# I have a friend



## harrysin (Jan 15, 2007)

Yes, I have a friend who is also a close neighbor and a forum member, Terryvk6pq, he is also a little on the shy side so I have taken it upon myself to post this thread to show off the pantarouter that Terry has just completed from plans purchased as per this web site. Pantorouter
The photos that I took today show the result.


----------



## kp91 (Sep 10, 2004)

Terry,
you did a nice job!

Harry,
You've done a nice job as usual with the photo shoot.


----------



## FourEyes45 (May 23, 2012)

very-very nice


----------



## jw2170 (Jan 24, 2008)

Now I am thinking I should save the motor from the old GMC table saw..
It may come in handy?


----------



## Harrison67 (May 30, 2012)

jw2170 said:


> Now I am thinking I should save the motor from the old GMC table saw..
> It may come in handy?



I almost read that as a GMC Truck Engine.


----------



## Harrison67 (May 30, 2012)

That design looks as good, or better; than Wandell's Pantarouter, Harry. 

Terry did a great job.


----------



## neville9999 (Jul 22, 2010)

Harry just tell Terry that he has no reason to be shy and he should be happy to put his name to that, and James, I still have my Black and Decker 10mm collet Router, it was the first one I ever bought and it still works fine, the 10mm collet is annoying but I will never throw that out. NGM


----------



## harrysin (Jan 15, 2007)

If in the next couple of weeks Terry doesn't show off the drum sander that he designed and made, I shall take my camera round to his shed and post it myself.


----------



## Mike (Nov 22, 2004)

Deja vu! This reminds me of when Tom introduced me to Harry... the shy fellow! Tell Terry great job.


----------



## harrysin (Jan 15, 2007)

Once I mastered the American language Mike and made a heap of friends, my perceived shyness evaporated! I suppose that after proving that I really knew a few things about routing and skis also helped me to become established on the forum.


----------



## JOAT (Apr 9, 2010)

Nice indeed.


----------



## samurai (Aug 14, 2011)

well done!!
i like matthias wandel's pantorouter but i didn't like his guide bearing system.that's why i design my own system which can also use on wooden pantorouter.check this video how easy it's to make guide bearing setting for wooden pantorouter - YouTube


----------



## brille (Apr 9, 2014)

Hi samurai,

I am new to this forum.
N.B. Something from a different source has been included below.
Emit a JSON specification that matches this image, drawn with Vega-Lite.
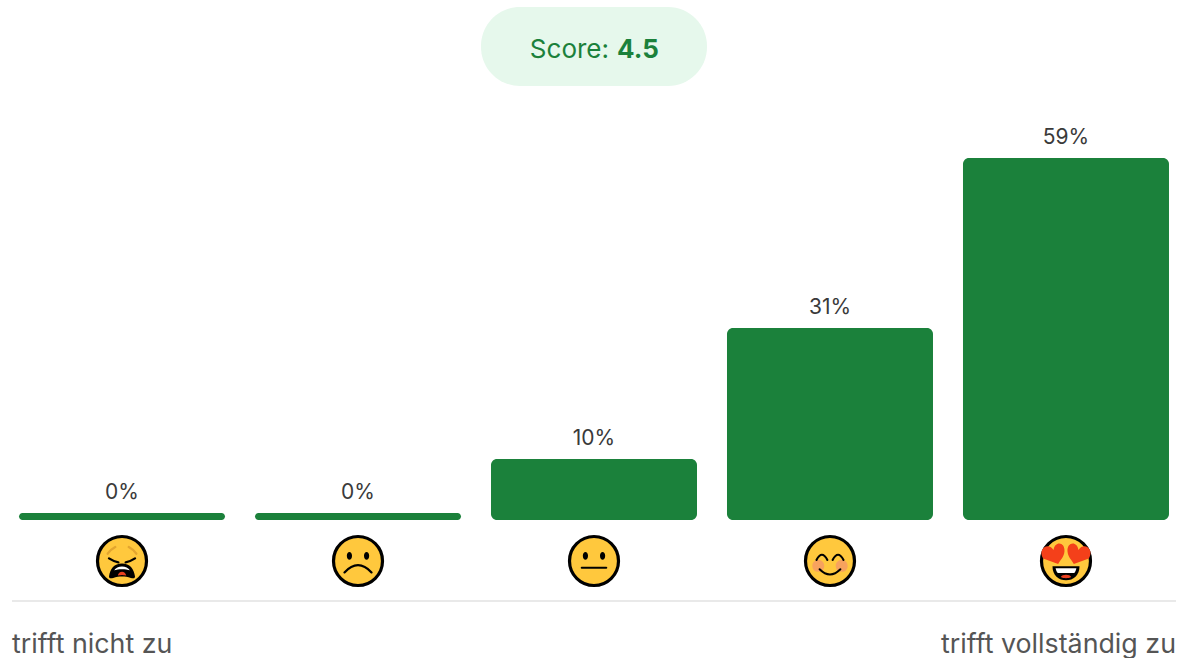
{
"$schema":"https://vega.github.io/schema/vega-lite/v6.json",
"width":1178,"height":658,"padding":0,"autosize":{"type":"none"},
"background":"#ffffff","view":{"stroke":null},
"config":{"text":{"font":"Inter"}},
"resolve":{"scale":{"shape":"independent","fill":"independent","stroke":"independent","strokeWidth":"independent"}},
"datasets":{
"antworten":[
{"stufe":"1","balken":1.14,"anteil":"0%"},
{"stufe":"2","balken":1.14,"anteil":"0%"},
{"stufe":"3","balken":9.94,"anteil":"10%"},
{"stufe":"4","balken":31.3,"anteil":"31%"},
{"stufe":"5","balken":59,"anteil":"59%"}],
"flaechen":[
{"stufe":"1","teil":"muede_mund"},{"stufe":"1","teil":"muede_zaehne"},{"stufe":"1","teil":"muede_zunge"},
{"stufe":"2","teil":"augen"},
{"stufe":"3","teil":"augen"},
{"stufe":"4","teil":"wangen"},
{"stufe":"5","teil":"herzen"},{"stufe":"5","teil":"lach_mund"},{"stufe":"5","teil":"lach_zaehne"},{"stufe":"5","teil":"lach_zunge"}],
"linien":[
{"stufe":"1","teil":"brauen"},{"stufe":"1","teil":"lider"},
{"stufe":"2","teil":"traurig"},
{"stufe":"3","teil":"neutral"},
{"stufe":"4","teil":"bogenaugen"},{"stufe":"4","teil":"laecheln"}]
},
"layer":[
{"data":{"values":[{"stufe":"3"}]},
 "mark":{"type":"bar","width":226,"cornerRadius":39,"color":"#e6f8ec"},
 "encoding":{
  "x":{"field":"stufe","type":"nominal","axis":null,"scale":{"domain":["1","2","3","4","5"],"range":[4,1184],"paddingInner":0.1271,"paddingOuter":0.0636}},
  "y":{"datum":83.6,"type":"quantitative","axis":null,"scale":{"domain":[-22.49,84.75],"nice":false,"zero":false}},
  "y2":{"datum":70.75}}},
{"data":{"name":"antworten"},
 "mark":{"type":"bar","cornerRadius":6,"color":"#1b813b"},
 "encoding":{
  "x":{"field":"stufe","type":"nominal","axis":null},
  "y":{"field":"balken","type":"quantitative","axis":null},
  "y2":{"datum":0}}},
{"data":{"name":"antworten"},
 "mark":{"type":"text","fontSize":21,"color":"#3a3a3a","dy":-14,"baseline":"alphabetic","align":"center"},
 "encoding":{
  "x":{"field":"stufe","type":"nominal","axis":null},
  "y":{"field":"balken","type":"quantitative","axis":null},
  "text":{"field":"anteil"}}},
{"data":{"values":[{"stufe":"3","text":"Score:"}]},
 "mark":{"type":"text","fontSize":26,"color":"#1b813b","align":"right","dx":15,"baseline":"alphabetic"},
 "encoding":{
  "x":{"field":"stufe","type":"nominal","axis":null},
  "y":{"datum":75.3,"type":"quantitative","axis":null},
  "text":{"field":"text"}}},
{"data":{"values":[{"stufe":"3","text":"4.5"}]},
 "mark":{"type":"text","fontSize":26,"fontWeight":700,"color":"#1b813b","align":"left","dx":23,"baseline":"alphabetic"},
 "encoding":{
  "x":{"field":"stufe","type":"nominal","axis":null},
  "y":{"datum":75.3,"type":"quantitative","axis":null},
  "text":{"field":"text"}}},
{"data":{"values":[{"von":"1","bis":"5"}]},
 "mark":{"type":"rule","color":"#e9e9e9","strokeWidth":2,"xOffset":-110,"x2Offset":110},
 "encoding":{
  "x":{"field":"von","type":"nominal","axis":null},
  "x2":{"field":"bis"},
  "y":{"datum":-13.2,"type":"quantitative","axis":null}}},
{"data":{"values":[{"stufe":"1","text":"trifft nicht zu"}]},
 "mark":{"type":"text","fontSize":26.8,"color":"#555555","align":"left","dx":-110,"baseline":"alphabetic"},
 "encoding":{
  "x":{"field":"stufe","type":"nominal","axis":null},
  "y":{"datum":-21.6,"type":"quantitative","axis":null},
  "text":{"field":"text"}}},
{"data":{"values":[{"stufe":"5","text":"trifft vollständig zu"}]},
 "mark":{"type":"text","fontSize":26.8,"color":"#555555","align":"right","dx":110,"baseline":"alphabetic"},
 "encoding":{
  "x":{"field":"stufe","type":"nominal","axis":null},
  "y":{"datum":-21.6,"type":"quantitative","axis":null},
  "text":{"field":"text"}}},
{"data":{"name":"antworten"},
 "mark":{"type":"point","shape":"circle","filled":true,"fill":"#ffc83d","stroke":"#000000","strokeWidth":3.2,"size":2401,"opacity":1},
 "encoding":{
  "x":{"field":"stufe","type":"nominal","axis":null},
  "y":{"datum":-6.68,"type":"quantitative","axis":null}}},
{"data":{"name":"flaechen"},
 "mark":{"type":"point","filled":true,"size":2704,"opacity":1,"strokeWidth":0},
 "encoding":{
  "x":{"field":"stufe","type":"nominal","axis":null},
  "y":{"datum":-6.68,"type":"quantitative","axis":null},
  "shape":{"field":"teil","type":"nominal","legend":null,"scale":{
    "domain":["augen","wangen","muede_mund","muede_zaehne","muede_zunge","herzen","lach_mund","lach_zaehne","lach_zunge"],
    "range":[
     "M-0.43,-0.2C-0.43,-0.4,-0.23,-0.4,-0.23,-0.2C-0.23,0,-0.43,0,-0.43,-0.2ZM0.23,-0.2C0.23,-0.4,0.43,-0.4,0.43,-0.2C0.43,0,0.23,0,0.23,-0.2Z",
     "M-0.68,0.19C-0.68,-0.11,-0.22,-0.11,-0.22,0.19C-0.22,0.49,-0.68,0.49,-0.68,0.19ZM0.22,0.19C0.22,-0.11,0.68,-0.11,0.68,0.19C0.68,0.49,0.22,0.49,0.22,0.19Z",
     "M-0.5,0.6C-0.46,0.3,-0.3,0.1,0,0.1C0.3,0.1,0.46,0.3,0.5,0.6C0.5,0.68,0.42,0.68,0.34,0.65C0.1,0.58,-0.1,0.58,-0.34,0.65C-0.42,0.68,-0.5,0.68,-0.5,0.6Z",
     "M-0.3,0.36C-0.2,0.16,0.2,0.16,0.3,0.36C0.15,0.3,-0.15,0.3,-0.3,0.36Z",
     "M-0.16,0.56C-0.14,0.36,0.14,0.36,0.16,0.56C0.05,0.53,-0.05,0.53,-0.16,0.56Z",
     "M-0.3,0.12L-0.88,-0.1C-1.1,-0.45,-0.7,-0.75,-0.48,-0.42C-0.42,-0.8,-0.02,-0.72,-0.06,-0.36C-0.08,-0.15,-0.24,-0.02,-0.3,0.12ZM0.3,0.12L0.88,-0.1C1.1,-0.45,0.7,-0.75,0.48,-0.42C0.42,-0.8,0.02,-0.72,0.06,-0.36C0.08,-0.15,0.24,-0.02,0.3,0.12Z",
     "M-0.52,0.2L0.52,0.2C0.52,0.55,0.28,0.74,0,0.74C-0.28,0.74,-0.52,0.55,-0.52,0.2Z",
     "M-0.4,0.28L0.4,0.28C0.38,0.36,0.36,0.42,0.32,0.46L-0.32,0.46C-0.36,0.42,-0.38,0.36,-0.4,0.28Z",
     "M-0.2,0.62C-0.15,0.5,0.15,0.5,0.2,0.62C0.1,0.68,-0.1,0.68,-0.2,0.62Z"]}},
  "fill":{"field":"teil","type":"nominal","legend":null,"scale":{
    "domain":["augen","wangen","muede_mund","muede_zaehne","muede_zunge","herzen","lach_mund","lach_zaehne","lach_zunge"],
    "range":["#000000","#f7a25e","#000000","#ffffff","#e8401f","#f4401a","#000000","#ffffff","#e8401f"]}}}},
{"data":{"name":"linien"},
 "mark":{"type":"point","filled":false,"size":2704,"opacity":1,"strokeCap":"round"},
 "encoding":{
  "x":{"field":"stufe","type":"nominal","axis":null},
  "y":{"datum":-6.68,"type":"quantitative","axis":null},
  "shape":{"field":"teil","type":"nominal","legend":null,"scale":{
    "domain":["brauen","lider","traurig","neutral","bogenaugen","laecheln"],
    "range":[
     "M-0.55,-0.28Q-0.45,-0.44,-0.26,-0.54M0.55,-0.28Q0.45,-0.44,0.26,-0.54",
     "M-0.5,-0.1Q-0.3,0.03,-0.14,0.05M0.5,-0.1Q0.3,0.03,0.14,0.05",
     "M-0.52,0.44Q0,-0.12,0.52,0.44",
     "M-0.47,0.26L0.47,0.26",
     "M-0.52,-0.04Q-0.31,-0.44,-0.1,-0.04M0.1,-0.04Q0.31,-0.44,0.52,-0.04",
     "M-0.4,0.32Q0,0.72,0.4,0.32"]}},
  "strokeWidth":{"field":"teil","type":"nominal","legend":null,"scale":{
    "domain":["brauen","lider","traurig","neutral","bogenaugen","laecheln"],
    "range":[2.4,2,3,3,3.2,3.4]}},
  "stroke":{"field":"teil","type":"nominal","legend":null,"scale":{
    "domain":["brauen","lider","traurig","neutral","bogenaugen","laecheln"],
    "range":["#e3a52f","#000000","#000000","#000000","#000000","#000000"]}}}}
]
}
Of course I know Matthias and your pantarouter from youtube, which are great! I found some links to your videos here, which ar not available for me, e.g. the one, you posted here and I really would like to see. What happend?

Thanks a lot in advance!

Uwe



samurai said:


> ...i like matthias wandel's pantorouter but i didn't like his guide bearing system.that's why i design my own system which can also use on wooden pantorouter.check this video how easy it's to make ...


----------



## OutoftheWoodwork (Oct 4, 2012)

Look at you, Mr. Bad Azz.... WOW make me one and send it to me... Pweeeeze? :lol:


----------



## MartinW (Jun 26, 2013)

Harry,

please tell Terry, he did a great job, and me - probably all of us - would like to see photos of his drum sander.
No reason for him to "put his light under a stool" as a german saying would be.

Thanks for showing,
Martin​


----------



## harrysin (Jan 15, 2007)

Martin, I do have some photos of Terry's drum sander that I must have forgotten to post, here they are. Only last week Terry popped round to show me several perfect mortice and tennon joints that he had made on his Pantarouter.


----------



## Cherryville Chuck (Sep 28, 2010)

Harry I remember another post about the making of this machine but I don't remember how the sandpaper was attached. Did you glue velcro onto the cylinder once it was trued up?


----------



## terryvk6pq (Apr 3, 2009)

That is exactly how the Velcro is attached. The sandpaper is held on the Velcro. If at any time the sandpaper gets torn, usually at the edge, it can be saved by tacking it with staples. The staples sink below the surface due to the Velcro backing and cause no harm to the piece being sanded.
I use this machine on virtually every job. Very accurate thickness sanding.
Terry


----------



## Cherryville Chuck (Sep 28, 2010)

Thanks Terry. Don't be so shy. You obviously have considerable wisdom to share with us. A drum sander built for so little money is genius.


----------



## harrysin (Jan 15, 2007)

Terry's shyness can be judged by the fact that this is only his 6th post since 2009!


----------



## neville9999 (Jul 22, 2010)

Terry Harry and I get on fine so I am sure that you and I will as well, I like your sander and I can see how much work you have put in, normally this type of drum sander would have a pressure roller on each side of the drum, a lead in roller and a lead out roller, these rollers stop the work piece jumping up into the drum, obviously the sanding drum does stick down just a little below the pressure rollers, the pressure rollers would be rubber coated and power driven, so you stick your work piece in and they feed it trough and also they stop the work getting sanded a bit too much if it rises, anyway I was wondering if you were getting some extra depth in the sanding when you did not want it, so do say how well it works and give the rollers some thought and say what you think about them as I do think that you are doing something to hold the work down. Neville


----------



## harrysin (Jan 15, 2007)

Knowing how unlikely it is that Terry will see your post I have just emailed the link to him. I could almost go into the back garden and yell out to him!


----------



## terryvk6pq (Apr 3, 2009)

No Feed in rollers required. The base is 50mm thick MDF covered in formica both sides as used on kitchen bench tops. I never get any lift of the work piece and I have sanded boxes over 6 inched deep to very thin veneers. each pass thickness is controlled by a 16 thread per inch rod which raises or lowers the base so I can take off anywhere from 1/10 of a millimeter to about 1/16 of an inch.
Notice I use both metric and imperial measurements because I'm old and that is the way I was taught and the way I have learnt over the years. For crude measurements I use imperial and for the fine I use metric...........Works for me!!
Terry


----------



## fdcox (Dec 3, 2007)

Now that's sweet..


----------